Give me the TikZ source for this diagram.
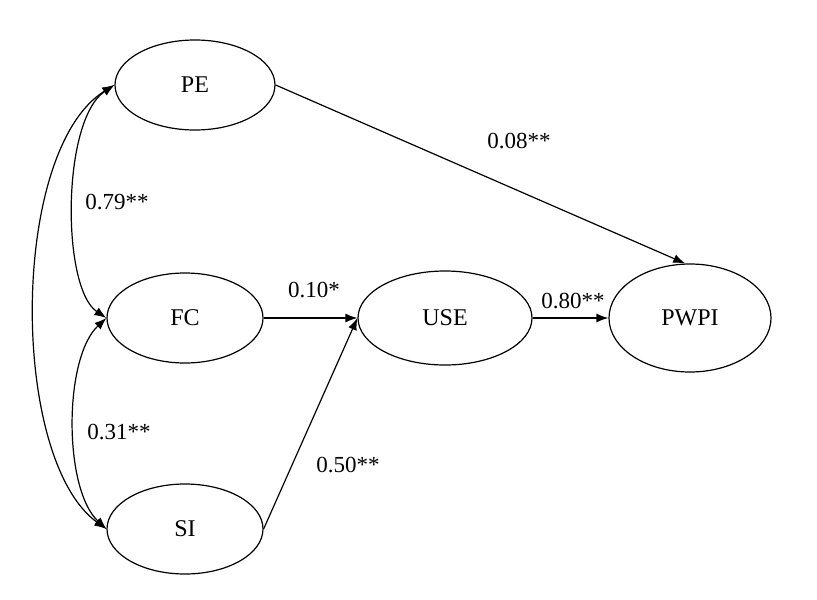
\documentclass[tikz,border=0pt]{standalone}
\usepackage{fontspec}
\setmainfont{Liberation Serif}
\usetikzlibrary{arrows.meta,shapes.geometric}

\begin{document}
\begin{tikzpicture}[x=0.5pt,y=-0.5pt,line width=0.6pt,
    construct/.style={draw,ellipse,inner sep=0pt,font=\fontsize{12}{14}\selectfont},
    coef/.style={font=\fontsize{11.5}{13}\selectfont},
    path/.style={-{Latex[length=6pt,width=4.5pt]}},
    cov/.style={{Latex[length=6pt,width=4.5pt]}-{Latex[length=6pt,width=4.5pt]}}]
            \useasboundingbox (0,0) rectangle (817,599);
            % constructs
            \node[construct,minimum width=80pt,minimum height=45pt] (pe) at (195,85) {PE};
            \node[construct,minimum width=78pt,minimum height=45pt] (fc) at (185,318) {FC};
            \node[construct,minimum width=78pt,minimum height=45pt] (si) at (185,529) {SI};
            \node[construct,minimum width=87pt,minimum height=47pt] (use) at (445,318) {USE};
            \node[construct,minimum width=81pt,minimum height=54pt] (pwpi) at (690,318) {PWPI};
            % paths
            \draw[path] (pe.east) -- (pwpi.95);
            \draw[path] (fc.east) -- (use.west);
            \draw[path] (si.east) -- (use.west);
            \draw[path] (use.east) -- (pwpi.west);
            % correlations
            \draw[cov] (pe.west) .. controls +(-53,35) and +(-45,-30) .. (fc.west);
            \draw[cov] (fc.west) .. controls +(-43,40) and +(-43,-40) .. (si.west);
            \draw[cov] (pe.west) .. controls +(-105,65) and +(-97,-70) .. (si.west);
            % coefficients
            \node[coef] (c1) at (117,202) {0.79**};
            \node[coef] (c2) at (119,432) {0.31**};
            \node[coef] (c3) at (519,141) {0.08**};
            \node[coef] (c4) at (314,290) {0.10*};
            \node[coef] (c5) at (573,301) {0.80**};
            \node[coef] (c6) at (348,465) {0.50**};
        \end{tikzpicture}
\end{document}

********************

» Exercise description
Exclude the pictures, and transcribe all of the material exactly.

» Response below
Give me the TikZ source for this diagram.
\documentclass[tikz,border=0pt]{standalone}
\usepackage{fontspec}
\setmainfont{Liberation Serif}
\usetikzlibrary{arrows.meta,shapes.geometric}

\begin{document}
\begin{tikzpicture}[x=0.5pt,y=-0.5pt,line width=0.6pt,
    construct/.style={draw,ellipse,inner sep=0pt,font=\fontsize{12}{14}\selectfont},
    coef/.style={font=\fontsize{11.5}{13}\selectfont},
    path/.style={-{Latex[length=6pt,width=4.5pt]}},
    cov/.style={{Latex[length=6pt,width=4.5pt]}-{Latex[length=6pt,width=4.5pt]}}]
            \useasboundingbox (0,0) rectangle (817,599);
            % constructs
            \node[construct,minimum width=80pt,minimum height=45pt] (pe) at (195,85) {PE};
            \node[construct,minimum width=78pt,minimum height=45pt] (fc) at (185,318) {FC};
            \node[construct,minimum width=78pt,minimum height=45pt] (si) at (185,529) {SI};
            \node[construct,minimum width=87pt,minimum height=47pt] (use) at (445,318) {USE};
            \node[construct,minimum width=81pt,minimum height=54pt] (pwpi) at (690,318) {PWPI};
            % paths
            \draw[path] (pe.east) -- (pwpi.95);
            \draw[path] (fc.east) -- (use.west);
            \draw[path] (si.east) -- (use.west);
            \draw[path] (use.east) -- (pwpi.west);
            % correlations
            \draw[cov] (pe.west) .. controls +(-53,35) and +(-45,-30) .. (fc.west);
            \draw[cov] (fc.west) .. controls +(-43,40) and +(-43,-40) .. (si.west);
            \draw[cov] (pe.west) .. controls +(-105,65) and +(-97,-70) .. (si.west);
            % coefficients
            \node[coef] (c1) at (117,202) {0.79**};
            \node[coef] (c2) at (119,432) {0.31**};
            \node[coef] (c3) at (519,141) {0.08**};
            \node[coef] (c4) at (314,290) {0.10*};
            \node[coef] (c5) at (573,301) {0.80**};
            \node[coef] (c6) at (348,465) {0.50**};
        \end{tikzpicture}
\end{document}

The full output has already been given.